Des affrontements entre les manifestants et la police ont lieu pour la quatrième nuit consécutive en plusieurs endroits de Tunisie

Tunisie, 10 ans après le printemps arabe

AFP/ FETHI BELAID - Des manifestants bloquent une rue lors d'affrontements avec les forces de sécurité dans la ville d'Ettadhamen

Dix printemps se sont déjà écoulés depuis janvier 2011, lorsque des foules de jeunes sont descendues dans la rue pour protester contre l'oppression du régime dans l'espoir de construire un pays plus démocratique. La nouvelle du suicide d'un jeune vendeur de fruits des rues qui s'est brûlé devant l'immeuble de la mairie le 17 décembre 2020 en signe de protestation, a ébranlé les réseaux sociaux.

Le vendeur de fruits, Mohamed Buazizi, n'avait que 27 ans et est devenu le "premier martyr de la révolution". Mais ce jeune homme n'est qu'un exemple simple de la lassitude de la population tunisienne. La mort de Buazizi a déclenché une série de protestations, qui s'amplifiaient depuis de nombreuses années.

Les réseaux sociaux ont été les grands alliés de cette lutte qui s'est finalement terminée par le renversement de Ben Ali. Un halo d'espoir couvrait la Tunisie, le désir de changement et de réformes dans le pays présageait d'un avenir vers un pays plus prospère, mais dix ans plus tard, nombreux sont ceux qui se sentent déçus, car les changements promis ne se sont pas concrétisés.

À l'occasion du dixième anniversaire de cette révolution, des centaines de jeunes sont à nouveau descendus dans la rue pour protester contre l'inaction du gouvernement, dans un scénario très différent de celui de 2011, au milieu de fortes restrictions pour arrêter la propagation de COVID-19.

Des affrontements entre les manifestants et la police ont lieu pour la quatrième nuit consécutive en plusieurs endroits de Tunisie. De nombreux Tunisiens en ont de plus en plus marre de la gestion par le gouvernement de services publics médiocres et d'une classe politique qui a démontré à maintes reprises son incapacité à gouverner de manière cohérente.

Les jeunes sont une fois de plus au centre de ces révoltes, mais en l'absence d'un programme clair, d'une direction politique ou du soutien des principaux partis, on ne sait pas si les manifestations vont prendre de l'ampleur ou s'apaiser, comme l'ont fait de nombreuses manifestations précédentes depuis 2011.

Quelques centaines de jeunes ont affronté les autorités lors des manifestations en lançant des pierres et quelques cocktails Molotov aux policiers déployés dans la région, notamment dans plusieurs quartiers populaires, dont la grande ville d'Ettadhamen, située à la périphérie de la capitale.

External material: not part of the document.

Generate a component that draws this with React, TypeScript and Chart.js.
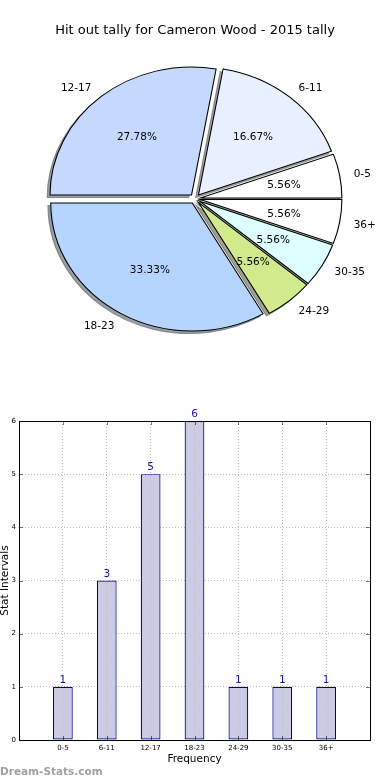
import React, { useEffect, useRef } from 'react';
import { Chart, registerables } from 'chart.js';

Chart.register(...registerables);

const categories = ['0-5', '6-11', '12-17', '18-23', '24-29', '30-35', '36+'];
const tallies = [1, 3, 5, 6, 1, 1, 1];
const pieColors = ['#ffffff', '#e9f0ff', '#c5d9ff', '#b5d5ff', '#d1ea8c', '#ddffff', '#ffffff'];
const explode = [0.038, 0.038, 0.038, 0.038, 0.038, 0.038, 0.038];
const yTickMax = 6;
const pieTitle = 'Hit out tally for Cameron Wood - 2015 tally';
const xTitle = 'Frequency';
const yTitle = 'Stat Intervals';
const watermark = 'Dream-Stats.com';

const FONT = "'DejaVu Sans', 'Liberation Sans', sans-serif";
const SX = 1.106; // horizontal stretch of the pie (ellipse)
const PIE_R = 128;

// Chart.js draws clockwise from east when rotation = 90, so reverse the order
const revCats = [...categories].reverse();
const revVals = [...tallies].reverse();
const revColors = [...pieColors].reverse();
const revExplode = [...explode].reverse();

function shadowColor(hex: string) {
  const r = parseInt(hex.slice(1, 3), 16);
  const g = parseInt(hex.slice(3, 5), 16);
  const b = parseInt(hex.slice(5, 7), 16);
  return `rgba(${Math.round(r * 0.3)},${Math.round(g * 0.3)},${Math.round(b * 0.3)},0.5)`;
}

const piePlugin = {
  id: 'piePlugin',
  beforeDatasetsDraw(chart: any) {
    const ctx = chart.ctx;
    const arcs = chart.getDatasetMeta(0).data;
    if (!arcs.length) return false;
    const cx = arcs[0].x;
    const cy = arcs[0].y;
    ctx.save();
    ctx.translate(cx, cy);
    ctx.scale(SX, 1);
    ctx.translate(-cx, -cy);
    // shadows first (all beneath wedges)
    arcs.forEach((arc: any, i: number) => {
      const { x, y, startAngle, endAngle, outerRadius } = arc.getProps(['x', 'y', 'startAngle', 'endAngle', 'outerRadius'], true);
      const mid = (startAngle + endAngle) / 2;
      const d = revExplode[i] * outerRadius;
      const ox = x + Math.cos(mid) * d - 2.8 / SX;
      const oy = y + Math.sin(mid) * d + 2.6;
      ctx.beginPath();
      ctx.moveTo(ox, oy);
      ctx.arc(ox, oy, outerRadius, startAngle, endAngle);
      ctx.closePath();
      ctx.fillStyle = shadowColor(revColors[i]);
      ctx.strokeStyle = shadowColor(revColors[i]);
      ctx.lineWidth = 1;
      ctx.fill();
      ctx.stroke();
    });
    arcs.forEach((arc: any, i: number) => {
      const { startAngle, endAngle, outerRadius } = arc.getProps(['startAngle', 'endAngle', 'outerRadius'], true);
      const mid = (startAngle + endAngle) / 2;
      const d = revExplode[i] * outerRadius;
      ctx.save();
      ctx.translate(Math.cos(mid) * d, Math.sin(mid) * d);
      arc.draw(ctx);
      ctx.restore();
    });
    ctx.restore();
    return false;
  },
  afterDraw(chart: any) {
    const ctx = chart.ctx;
    const arcs = chart.getDatasetMeta(0).data;
    const total = revVals.reduce((a, b) => a + b, 0);
    ctx.save();
    ctx.font = `10.5px ${FONT}`;
    ctx.fillStyle = '#000';
    ctx.textBaseline = 'middle';
    arcs.forEach((arc: any, i: number) => {
      const { x, y, startAngle, endAngle, outerRadius } = arc.getProps(['x', 'y', 'startAngle', 'endAngle', 'outerRadius'], true);
      const mid = (startAngle + endAngle) / 2;
      const d = revExplode[i] * outerRadius;
      const c = Math.cos(mid);
      const s = Math.sin(mid);
      const lr = 1.1 * outerRadius + d;
      const lx = x + SX * c * lr;
      const ly = y + s * lr + 1;
      ctx.textAlign = c > 0 ? 'left' : 'right';
      ctx.fillText(revCats[i], lx, ly);
      const pr = 0.6 * outerRadius + d;
      ctx.textAlign = 'center';
      ctx.fillText(((revVals[i] / total) * 100).toFixed(2) + '%', x + SX * c * pr, y + s * pr + 1);
    });
    ctx.restore();
  },
};

const barPlugin = {
  id: 'barPlugin',
  afterDraw(chart: any) {
    const ctx = chart.ctx;
    const { left, right, top, bottom } = chart.chartArea;
    const xs = chart.scales.x;
    const ys = chart.scales.y;
    ctx.save();
    // inward tick marks
    ctx.strokeStyle = 'rgba(0,0,0,0.55)';
    ctx.lineWidth = 1;
    ctx.beginPath();
    for (let i = 1; i <= categories.length; i++) {
      const px = Math.round(xs.getPixelForValue(i)) + 0.5;
      ctx.moveTo(px, bottom); ctx.lineTo(px, bottom - 4);
      ctx.moveTo(px, top); ctx.lineTo(px, top + 4);
    }
    for (let v = 1; v < yTickMax; v++) {
      const py = Math.round(ys.getPixelForValue(v)) + 0.5;
      ctx.moveTo(left, py); ctx.lineTo(left + 4, py);
      ctx.moveTo(right, py); ctx.lineTo(right - 4, py);
    }
    ctx.stroke();
    // frame
    ctx.strokeStyle = '#000';
    ctx.lineWidth = 1;
    ctx.strokeRect(Math.round(left) + 0.5, Math.round(top) + 0.5, Math.round(right - left), Math.round(bottom - top));
    // value labels
    const meta = chart.getDatasetMeta(0);
    const data = chart.data.datasets[0].data;
    ctx.font = `10.5px ${FONT}`;
    ctx.fillStyle = '#1414a6';
    ctx.textAlign = 'center';
    ctx.textBaseline = 'alphabetic';
    meta.data.forEach((bar: any, i: number) => {
      const v = data[i];
      if (v == null) return;
      ctx.fillText(String(v), bar.x, bar.y - 4);
    });
    ctx.restore();
  },
};

export default function App() {
  const pieRef = useRef<HTMLCanvasElement>(null);
  const barRef = useRef<HTMLCanvasElement>(null);

  useEffect(() => {
    const pie = new Chart(pieRef.current as HTMLCanvasElement, {
      type: 'pie',
      data: {
        labels: revCats,
        datasets: [
          {
            data: revVals,
            backgroundColor: revColors,
            borderColor: '#000',
            borderWidth: 1,
            borderJoinStyle: 'miter',
            radius: PIE_R,
            offset: 0,
          } as any,
        ],
      },
      options: {
        responsive: false,
        animation: false,
        events: [],
        rotation: 90,
        layout: { padding: { top: 0, bottom: 41.3, left: 0, right: 0 } },
        plugins: {
          legend: { display: false },
          tooltip: { enabled: false },
          title: {
            display: true,
            text: pieTitle,
            color: '#000',
            font: { family: FONT, size: 13, weight: 'normal', lineHeight: 1.2 },
            padding: { top: 23.2, bottom: 10 },
          },
        },
      } as any,
      plugins: [piePlugin],
    });

    const gridColor = '#bdbdbd';
    const bar = new Chart(barRef.current as HTMLCanvasElement, {
      type: 'bar',
      data: {
        labels: ['', ...categories, ''],
        datasets: [
          {
            data: [null, ...tallies, null],
            backgroundColor: '#cbcbe5',
            borderColor: '#000080',
            borderWidth: 1.2,
            borderSkipped: false,
            barPercentage: 0.45,
            categoryPercentage: 1,
          } as any,
        ],
      },
      options: {
        responsive: false,
        animation: false,
        events: [],
        layout: { padding: { top: 31, right: 20, bottom: 10, left: 0 } },
        plugins: { legend: { display: false }, tooltip: { enabled: false } },
        scales: {
          x: {
            type: 'category',
            offset: false,
            grid: { offset: false, color: gridColor, lineWidth: 1, drawTicks: false, z: 1 },
            border: { display: false, dash: [1, 2] },
            ticks: { font: { family: FONT, size: 7 }, color: '#000', padding: 4, maxRotation: 0, autoSkip: false },
            title: {
              display: true,
              text: xTitle,
              color: '#000',
              font: { family: FONT, size: 10.5, lineHeight: 1.2 },
              padding: { top: 0, bottom: 4 },
            },
            afterFit: (s: any) => { s.height = 30; },
          },
          y: {
            min: 0,
            max: yTickMax,
            grid: { color: gridColor, lineWidth: 1, drawTicks: false },
            border: { display: false, dash: [1, 2] },
            ticks: { stepSize: 1, font: { family: FONT, size: 7 }, color: '#000', padding: 3 },
            title: {
              display: true,
              text: yTitle,
              color: '#000',
              font: { family: FONT, size: 10.5, lineHeight: 1 },
              padding: 0,
            },
            afterFit: (s: any) => { s.width = 19; },
          },
        },
      } as any,
      plugins: [barPlugin],
    });

    return () => {
      pie.destroy();
      bar.destroy();
    };
  }, []);

  return (
    <div style={{ position: 'absolute', left: 0, top: 0, width: 390, height: 780, background: '#fff' }}>
      <canvas ref={pieRef} width={390} height={390} style={{ position: 'absolute', left: 0, top: 0 }} />
      <canvas ref={barRef} width={390} height={390} style={{ position: 'absolute', left: 0, top: 390 }} />
      <div
        style={{
          position: 'absolute',
          left: 0,
          top: 763,
          font: `bold 10.5px ${FONT}`,
          lineHeight: '16px',
          color: '#a0a0a0',
          whiteSpace: 'nowrap',
        }}
      >
        {watermark}
      </div>
    </div>
  );
}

Le ministère de l'Intérieur, qui avait annoncé plus de 600 arrestations lundi, n'a pas pu à cette occasion détailler les arrestations et les dégâts survenus dans la nuit de lundi à mardi.

Pour sa part, Amnesty International a appelé à la retenue. L'organisation a fait référence à des images montrant des officiers en train de battre et de traîner les personnes qu'ils ont arrêtées et a appelé les autorités à libérer immédiatement Hamza Nassri Jeridi, un militant des droits de l'homme détenu pendant les affrontements.

La Tunisie est en pleine crise économique profonde, aggravée par la pandémie. Le PIB a chuté de 9 % l'année dernière, les prix ont grimpé en flèche et un tiers des jeunes sont au chômage. En outre, le secteur du tourisme a été durement touché par la pandémie.

Le pays africain a enregistré plus de 177 000 cas de coronavirus et 5 600 décès. La crise sanitaire et la misère économique qui en découle ont forcé un nombre croissant de Tunisiens à quitter le pays.